Work to complete: Reproduce the material below line by line, beginning with its first line and ending with the line that contains "const tss2 = [0.470, 0.475, 0.422, 0.546];"; leave out pictures.

# Recorded data start

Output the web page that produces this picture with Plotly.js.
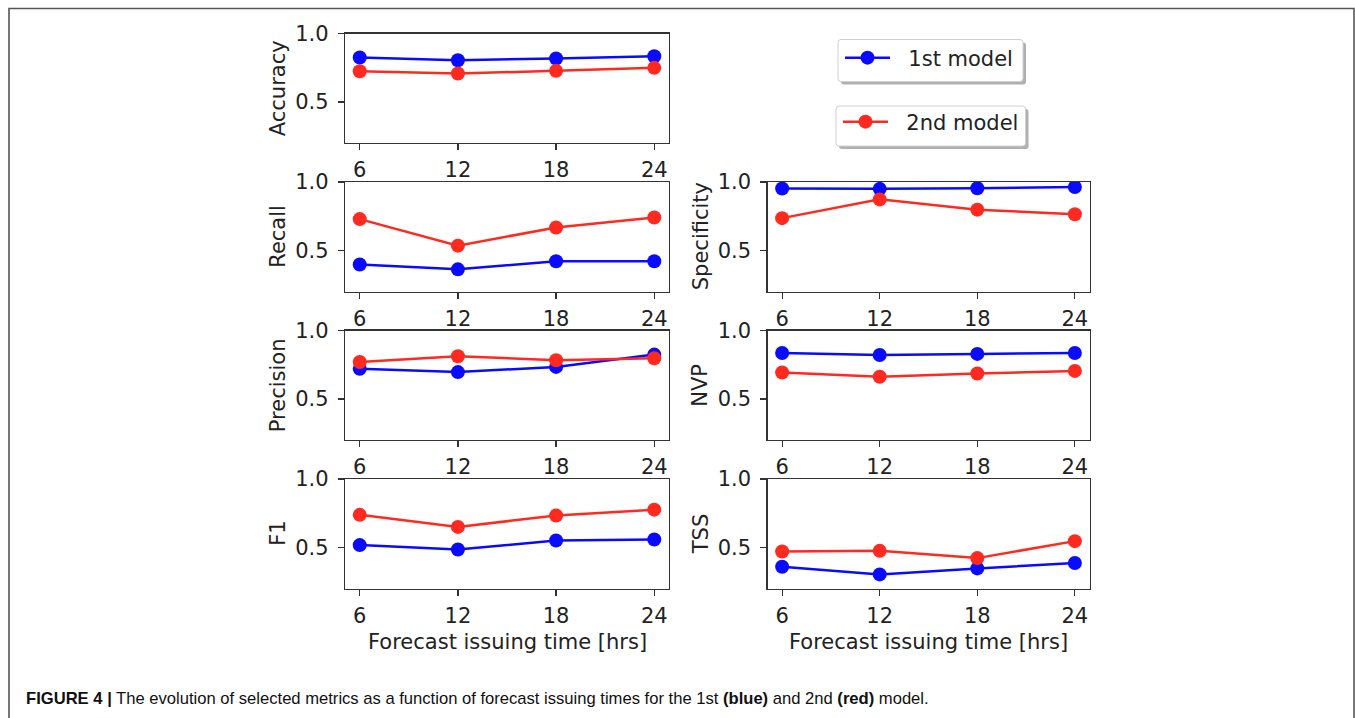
<!DOCTYPE html>
<html>
<head>
<meta charset="utf-8">
<script src="https://cdn.plot.ly/plotly-3.0.1.min.js"></script>
<style>html,body{margin:0;padding:0;background:#fff;}#chart{width:1355px;height:718px;}</style>
</head>
<body>
<div id="chart"></div>
<script>
// ---- data ----
const hours = [6, 12, 18, 24];
const xTickLabels = ['6', '12', '18', '24'];
const yTickVals = [0.5, 1.0];
const yTickLabels = ['0.5', '1.0'];
const seriesNames = ['\u00a0\u00a01st model', '\u00a0\u00a02nd model'];

const accuracy1 = [0.825, 0.805, 0.817, 0.834];
const accuracy2 = [0.724, 0.708, 0.727, 0.749];
const recall1 = [0.397, 0.362, 0.421, 0.421];
const recall2 = [0.729, 0.535, 0.668, 0.741];
const specificity1 = [0.952, 0.950, 0.954, 0.963];
const specificity2 = [0.736, 0.873, 0.798, 0.764];
const precision1 = [0.720, 0.696, 0.734, 0.824];
const precision2 = [0.770, 0.812, 0.783, 0.797];
const nvp1 = [0.836, 0.821, 0.829, 0.836];
const nvp2 = [0.693, 0.662, 0.686, 0.705];
const f1_1 = [0.517, 0.485, 0.551, 0.558];
const f1_2 = [0.738, 0.650, 0.733, 0.776];
const tss1 = [0.359, 0.303, 0.347, 0.386];
const tss2 = [0.470, 0.475, 0.422, 0.546];

const metricNames = ['Accuracy', 'Recall', 'Specificity', 'Precision', 'NVP', 'F1', 'TSS'];
const model1 = [accuracy1, recall1, specificity1, precision1, nvp1, f1_1, tss1];
const model2 = [accuracy2, recall2, specificity2, precision2, nvp2, f1_2, tss2];

const captionText = '<b>FIGURE 4 |</b> The evolution of selected metrics as a function of forecast issuing times for the 1st <b>(blue)</b> and 2nd <b>(red)</b> model.';
const xTitleText = 'Forecast issuing time [hrs]';

// ---- layout geometry (pixels) ----
const W = 1355, H = 718;
const px = v => v / W;
const py = v => 1 - v / H;
const cols = [[345, 669], [767.5, 1089.5]];
const rowTops = [33.5, 182, 330.5, 479];
const rowH = 109.5;
// panel placement: [col,row] for each metric
const place = [[0,0],[0,1],[1,1],[0,2],[1,2],[0,3],[1,3]];
const BLUE = '#0a0aff', RED = '#ff2a1f';
const FONT = 'DejaVu Sans, Verdana, sans-serif';
const FS = 21;

const data = [];
const layout = {
  width: W, height: H,
  margin: {l: 0, r: 0, t: 0, b: 0},
  paper_bgcolor: '#fff', plot_bgcolor: '#fff',
  showlegend: true,
  font: {family: FONT, size: FS, color: '#222'},
  annotations: [], shapes: []
};

function axId(i){ return i === 0 ? '' : String(i + 1); }

metricNames.forEach((name, i) => {
  const [c, r] = place[i];
  const xa = 'x' + axId(i), ya = 'y' + axId(i);
  data.push({
    x: hours, y: model1[i], type: 'scatter', mode: 'lines+markers',
    name: seriesNames[0], legend: 'legend', showlegend: i === 0,
    line: {color: BLUE, width: 2.5}, marker: {color: BLUE, size: 14},
    xaxis: xa, yaxis: ya
  });
  data.push({
    x: hours, y: model2[i], type: 'scatter', mode: 'lines+markers',
    name: seriesNames[1], legend: 'legend2', showlegend: i === 0,
    line: {color: RED, width: 2.5}, marker: {color: RED, size: 14},
    xaxis: xa, yaxis: ya
  });
  const xKey = 'xaxis' + axId(i), yKey = 'yaxis' + axId(i);
  const top = rowTops[r], bot = rowTops[r] + rowH;
  layout[xKey] = {
    domain: [px(cols[c][0]), px(cols[c][1])], anchor: ya,
    range: [5.1, 24.9], tickvals: hours, ticktext: xTickLabels,
    ticks: 'outside', ticklen: 6, tickwidth: 1.2, tickcolor: '#333',
    showline: true, mirror: true, linecolor: '#333', linewidth: 1.2,
    showgrid: false, zeroline: false, ticklabelstandoff: 2,
    tickfont: {family: FONT, size: FS, color: '#222'}, fixedrange: true
  };
  layout[yKey] = {
    domain: [py(bot), py(top)], anchor: xa,
    range: [0.2, 1.0], tickvals: yTickVals, ticktext: yTickLabels,
    ticks: 'outside', ticklen: 6, tickwidth: 1.2, tickcolor: '#333',
    showline: true, mirror: true, linecolor: '#333', linewidth: 1.2,
    showgrid: false, zeroline: false, ticklabelstandoff: 5,
    tickfont: {family: FONT, size: FS, color: '#222'}, fixedrange: true
  };
  // y axis title
  layout.annotations.push({
    text: name, xref: 'paper', yref: 'paper', showarrow: false,
    x: px(cols[c][0] - 67), y: py((top + bot) / 2),
    xanchor: 'center', yanchor: 'middle', textangle: -90,
    font: {family: FONT, size: FS, color: '#222'}
  });
  if (r === 3) {
    layout.annotations.push({
      text: xTitleText, xref: 'paper', yref: 'paper', showarrow: false,
      x: px((cols[c][0] + cols[c][1]) / 2), y: py(641.5),
      xanchor: 'center', yanchor: 'middle',
      font: {family: FONT, size: FS, color: '#222'}
    });
  }
});

// caption
layout.annotations.push({
  text: captionText, xref: 'paper', yref: 'paper', showarrow: false,
  x: px(24), y: py(698), xanchor: 'left', yanchor: 'middle',
  font: {family: 'Liberation Sans Narrow, Arial Narrow, Liberation Sans, Arial, sans-serif', size: 16.6, color: '#111'}
});

// outer frame
layout.shapes.push({type: 'rect', xref: 'paper', yref: 'paper', x0: px(9), x1: px(1354), y0: -0.05, y1: py(8.5),
  line: {color: '#555', width: 1.6}, fillcolor: 'rgba(0,0,0,0)', layer: 'below'});

// legend frames (rounded, with shadow)
function roundRect(x0, y0, x1, y1, r) {
  const P = (x, y) => px(x) + ',' + py(y);
  return 'M' + P(x0 + r, y0) + ' L' + P(x1 - r, y0) + ' Q' + P(x1, y0) + ' ' + P(x1, y0 + r) +
    ' L' + P(x1, y1 - r) + ' Q' + P(x1, y1) + ' ' + P(x1 - r, y1) +
    ' L' + P(x0 + r, y1) + ' Q' + P(x0, y1) + ' ' + P(x0, y1 - r) +
    ' L' + P(x0, y0 + r) + ' Q' + P(x0, y0) + ' ' + P(x0 + r, y0) + ' Z';
}
const legBoxes = [[838, 39.5, 1023, 81.5], [836, 106, 1025.5, 146]];
legBoxes.forEach(b => {
  layout.shapes.push({type: 'path', xref: 'paper', yref: 'paper', path: roundRect(b[0] + 3, b[1] + 3, b[2] + 3, b[3] + 3, 3),
    fillcolor: '#b0b0b0', line: {width: 0}});
  layout.shapes.push({type: 'path', xref: 'paper', yref: 'paper', path: roundRect(b[0], b[1], b[2], b[3], 3),
    fillcolor: '#fff', line: {color: '#d0d0d0', width: 1}});
});

const legCommon = {
  xanchor: 'left', yanchor: 'middle', bgcolor: 'rgba(0,0,0,0)', borderwidth: 0,
  font: {family: FONT, size: FS, color: '#222'}, itemwidth: 45, itemclick: false, itemdoubleclick: false
};
layout.legend = Object.assign({}, legCommon, {x: px(840), y: py(58)});
layout.legend2 = Object.assign({}, legCommon, {x: px(838), y: py(122)});

Plotly.newPlot('chart', data, layout, {displayModeBar: false, staticPlot: true});
</script>
</body>
</html>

# Recorded data end

Output below:
Output the web page that produces this picture with Plotly.js.
<!DOCTYPE html>
<html>
<head>
<meta charset="utf-8">
<script src="https://cdn.plot.ly/plotly-3.0.1.min.js"></script>
<style>html,body{margin:0;padding:0;background:#fff;}#chart{width:1355px;height:718px;}</style>
</head>
<body>
<div id="chart"></div>
<script>
// ---- data ----
const hours = [6, 12, 18, 24];
const xTickLabels = ['6', '12', '18', '24'];
const yTickVals = [0.5, 1.0];
const yTickLabels = ['0.5', '1.0'];
const seriesNames = ['\u00a0\u00a01st model', '\u00a0\u00a02nd model'];

const accuracy1 = [0.825, 0.805, 0.817, 0.834];
const accuracy2 = [0.724, 0.708, 0.727, 0.749];
const recall1 = [0.397, 0.362, 0.421, 0.421];
const recall2 = [0.729, 0.535, 0.668, 0.741];
const specificity1 = [0.952, 0.950, 0.954, 0.963];
const specificity2 = [0.736, 0.873, 0.798, 0.764];
const precision1 = [0.720, 0.696, 0.734, 0.824];
const precision2 = [0.770, 0.812, 0.783, 0.797];
const nvp1 = [0.836, 0.821, 0.829, 0.836];
const nvp2 = [0.693, 0.662, 0.686, 0.705];
const f1_1 = [0.517, 0.485, 0.551, 0.558];
const f1_2 = [0.738, 0.650, 0.733, 0.776];
const tss1 = [0.359, 0.303, 0.347, 0.386];
const tss2 = [0.470, 0.475, 0.422, 0.546];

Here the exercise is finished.